BK 50
TUCKER REED
Principle, co-founder, Totem
Jul 13, 2021
As president of the Downtown Brooklyn Partnership from 2012-2016, Tucker Reed took a formerly dysfunctional non-profit business improvement district and made it function. Under his watch, more than 10,000 apartments were either built or planned in Downtown Brooklyn, hitherto unheard of for the third largest central business district in New York City. Historically a commercial and civic center, Downtown Brooklyn’s ongoing reinvention was made possible by a 2004 rezoning plan that made way for denser residential development—and not a little gentrification. It was under Reed’s guidance that the district began to take shape.
Reed left the Partnership in 2016 and co-founded Totem, a Brooklyn-based development firm. His team has acquired a 20,000-square-foot low-rise site on Fourth Avenue in Greenwood Heights (currently home to a Dunkin’ Donuts). In April, Totem received the city’s green light for its not-completely-uncontroversial plan to build a 14-story mixed-use complex comprising retail space and housing, with “nearly 40 permanently affordable apartments” pledged.
And, just last week, Community Board 3 approved Totem’s also-not-uncontroversial plans to build a new 17-story, fully-electric building at 1045 Atlantic Avenue, between Franklin and Classon Avenues.

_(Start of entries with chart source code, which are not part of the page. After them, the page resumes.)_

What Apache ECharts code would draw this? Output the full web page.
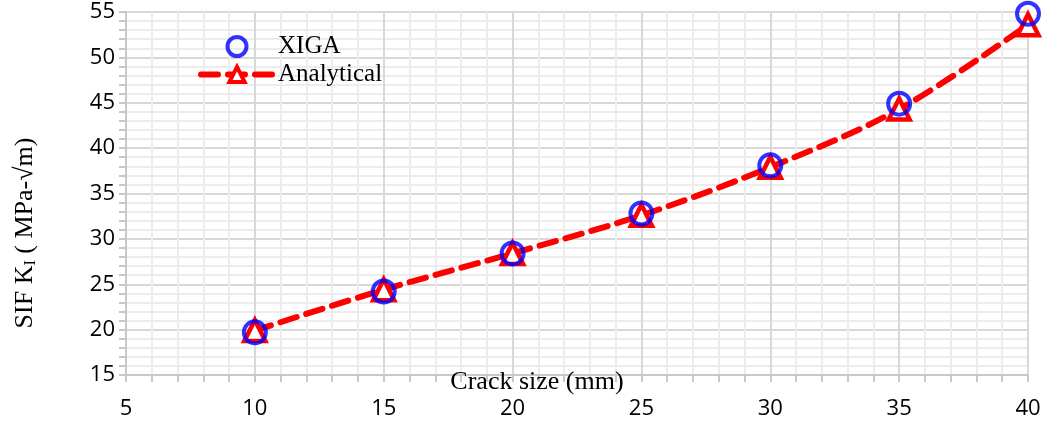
<!DOCTYPE html>
<html>
<head>
<meta charset="utf-8">
<script src="https://cdn.jsdelivr.net/npm/echarts@6/dist/echarts.min.js"></script>
<style>
html,body{margin:0;padding:0;background:#fff;}
#chart{width:1044px;height:426px;}
</style>
</head>
<body>
<div id="chart"></div>
<script>
var crackSizes = [10, 15, 20, 25, 30, 35, 40];
var xigaValues = [19.7, 24.2, 28.4, 32.8, 38.1, 44.9, 54.8];
var analyticalValues = [19.9, 24.4, 28.4, 32.6, 37.9, 44.3, 53.6];
var seriesNames = ['XIGA', 'Analytical'];
var xAxisTitle = 'Crack size (mm)';
var yAxisTitleMain = 'SIF K';
var yAxisTitleSub = 'I';
var yAxisTitleRest = ' ( MPa-\u221Am)';

function pairs(xs, ys) { return xs.map(function (x, i) { return [x, ys[i]]; }); }

var chart = echarts.init(document.getElementById('chart'), null, { renderer: 'canvas' });
var serif = '"Liberation Serif", "Times New Roman", serif';
var sans = '"Open Sans", Lato, sans-serif';
var option = {
  animation: false,
  backgroundColor: '#ffffff',
  grid: { left: 126, right: 16, top: 12, bottom: 51, show: true, borderColor: '#d0d0d0', borderWidth: 2 },
  legend: {
    left: 193, top: 29, orient: 'vertical', itemGap: 3,
    itemWidth: 72, itemHeight: 19,
    textStyle: { fontFamily: serif, fontSize: 25, color: '#000' },
    lineStyle: { width: 6 },
    itemStyle: { borderWidth: 4 },
    data: seriesNames
  },
  xAxis: {
    type: 'value', min: 5, max: 40, interval: 5,
    axisLine: { onZero: false, lineStyle: { color: '#c8c8c8', width: 2 } },
    axisTick: { show: true, length: 7, lineStyle: { color: '#c8c8c8', width: 2 } },
    minorTick: { show: true, splitNumber: 5, length: 7, lineStyle: { color: '#c8c8c8', width: 2 } },
    splitLine: { show: true, lineStyle: { color: '#d8d8d8', width: 2 } },
    minorSplitLine: { show: true, lineStyle: { color: '#ececec', width: 2 } },
    axisLabel: { fontFamily: sans, fontSize: 22, color: '#000', margin: 23 }
  },
  yAxis: {
    type: 'value', min: 15, max: 55, interval: 5,
    axisLine: { show: true, onZero: false, lineStyle: { color: '#c8c8c8', width: 2 } },
    axisTick: { show: true, length: 7, lineStyle: { color: '#c8c8c8', width: 2 } },
    minorTick: { show: true, splitNumber: 5, length: 7, lineStyle: { color: '#c8c8c8', width: 2 } },
    splitLine: { show: true, lineStyle: { color: '#d8d8d8', width: 2 } },
    minorSplitLine: { show: true, lineStyle: { color: '#ececec', width: 2 } },
    axisLabel: { fontFamily: sans, fontSize: 22, color: '#000', margin: 11 }
  },
  graphic: [
    {
      type: 'text', x: 537, y: 382,
      style: { text: xAxisTitle, font: '26px ' + serif, fill: '#000', align: 'center', verticalAlign: 'middle' },
      z: 100
    },
    {
      type: 'text', x: 25, y: 233, rotation: Math.PI / 2,
      style: {
        text: '{m|' + yAxisTitleMain + '}{s|' + yAxisTitleSub + '}{m|' + yAxisTitleRest + '}',
        align: 'center', verticalAlign: 'middle',
        rich: {
          m: { fontFamily: serif, fontSize: 26, color: '#000' },
          s: { fontFamily: serif, fontSize: 16, color: '#000', padding: [12, 0, 0, 0] }
        }
      },
      z: 100
    }
  ],
  series: [
    {
      name: seriesNames[1], type: 'line', smooth: 0.35,
      data: pairs(crackSizes, analyticalValues),
      symbol: 'triangle', symbolSize: 21,
      itemStyle: { color: '#ffffff', borderColor: '#ff0000', borderWidth: 4.5 },
      lineStyle: { color: '#ff0000', width: 6, type: [17, 10], cap: 'round' },
      z: 2
    },
    {
      name: seriesNames[0], type: 'scatter',
      data: pairs(crackSizes, xigaValues),
      symbol: 'circle', symbolSize: 22,
      itemStyle: { color: 'rgba(255,255,255,0)', borderColor: '#0000ff', borderWidth: 4 },
      z: 3
    }
  ]
};
chart.setOption(option);
</script>
</body>
</html>
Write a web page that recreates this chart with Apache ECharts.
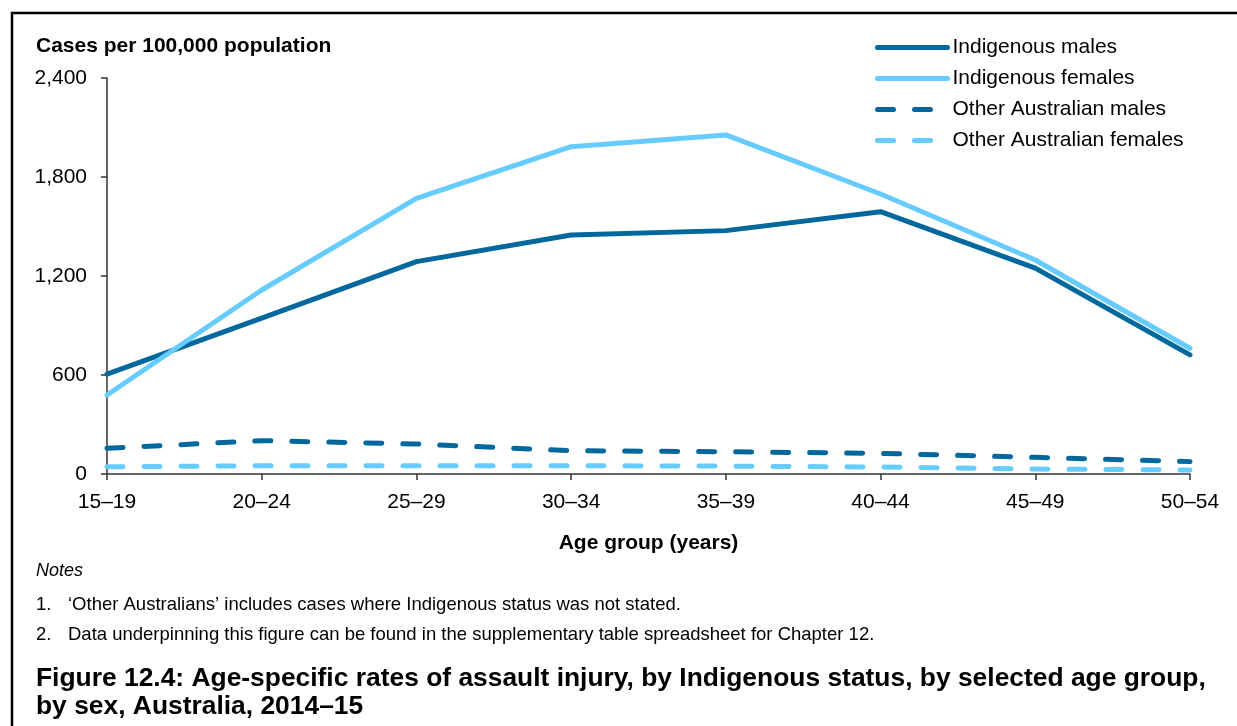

Reed is a graduate of Wesleyan, where his freshman dorm roommate was Lin-Manuel Miranda. Despite appearing in Miranda’s directorial debut there, Reed would start his career in development as the founding executive director of the DUMBO Improvement District. After two years, he would ship off to Iraq in 2008 to serve as chief of staff of the Baghdad Provincial Reconstruction Team. There, he helped build schools and roads, set up a fire department and rebuilt the sanitation system—all apparently excellent training for the battleground of Brooklyn real estate.